Mehr has been to a great extent shielded from the persecution. She knew that Amrithi were despised; she did not know that they were being wiped out. 

She discovers the awful truth when, out of sheer desperation, she works Amrithi magic in public. The empire takes notice. She is ordered to marry a man of the empire’s choosing. Astoundingly, the man she is to marry is one of the Empire’s mysterious and feared theological adepts. The source of their abilities is not known but that they have tremendous power is undeniable. They are are also undeniably celibate, save, apparently, for this one case. 

She is to be recruited into the service of the Maha, the immortal ruler of the empire. Amrithi servants are preferred; their living magic is useful to the Maha. Most Amrithi would rather die than serve; a few choose to live. One of them is Amun, the man she is required to marry. 

Marry and serve — or die. 

~oOo~

I didn’t really buy the core romance here. Statistically speaking, how likely is it that just the right person would be the very one that fate puts in one’s path? Although … I suppose being chosen for magical potential does increase the odds somewhat. Plus the Maha is exactly the sort of character doomed to be hoist by his own petard. It makes sense he would insist the two people he needs to keep apart marry each other. 

Mehr gets herself into hotter water than she needs to in large part because she has been denied vital, need to know information about her people and the peculiar limitations of their abilities. In the case of her stepmother, Maryam withholds information because she’s trying to protect Mehr from herself. Something similar is true for Mehr’s father. Mehr does have one Amrithi friend, hidden in plain sight by passing as another ethnicity. It’s shame that person never mentioned why Amrithi should be wary of taking vows. 
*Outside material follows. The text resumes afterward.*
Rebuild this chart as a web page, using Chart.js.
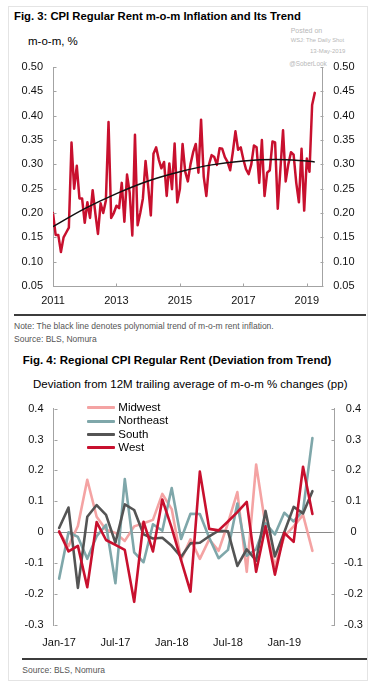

Suri uses the Mughal Empire as a template for her fantasy world. There are, of course, differences. For instance, the conqueror Babur didn’t become a desert-dwelling ageless demi-god, reshaping reality to fit his dreams. As the Maha did. 

What does ring true in the fictional rotoscoping is the fragility of the empire. Just as has happened over and over again, empires rise … and fall. The Ambhan empire, aided by divine magic, has never failed. The empire and its ruling class have no coping mechanisms to deal with failure [1]. Mehr’s struggle to find a third option (not serve, not die) exposes a fundamental weakness. What that might be, I cannot tell you. Spoilers. I can say the repercussions of Mehr’s revelation shake the empire to its foundations. 

It took decades for the Mughal Empire to go from Aurangzeb’s bloody reign to Nader Shah’s sack of Delhi. Thirty or forty years of escalating chaos should offer Suri ample scope for any number of novels. 

I liked Mehr and rooted for her as she struggled to escape the limited roles offered her. I was also curious to see just where the author will take the series after this debut novel. It can be read as a standalone, but it is also a cliffhanger. Whither the empire? 

Empire of Sand is available here (Amazon) and here (Chapters-Indigo).

1: Aside from the specific, you have disappointed the Maha or his current puppet Emperor” mode of failure, which likely results in consignment to a distant and obscure part of the empire or a starring role in an execution. That’s limited to individuals and their families.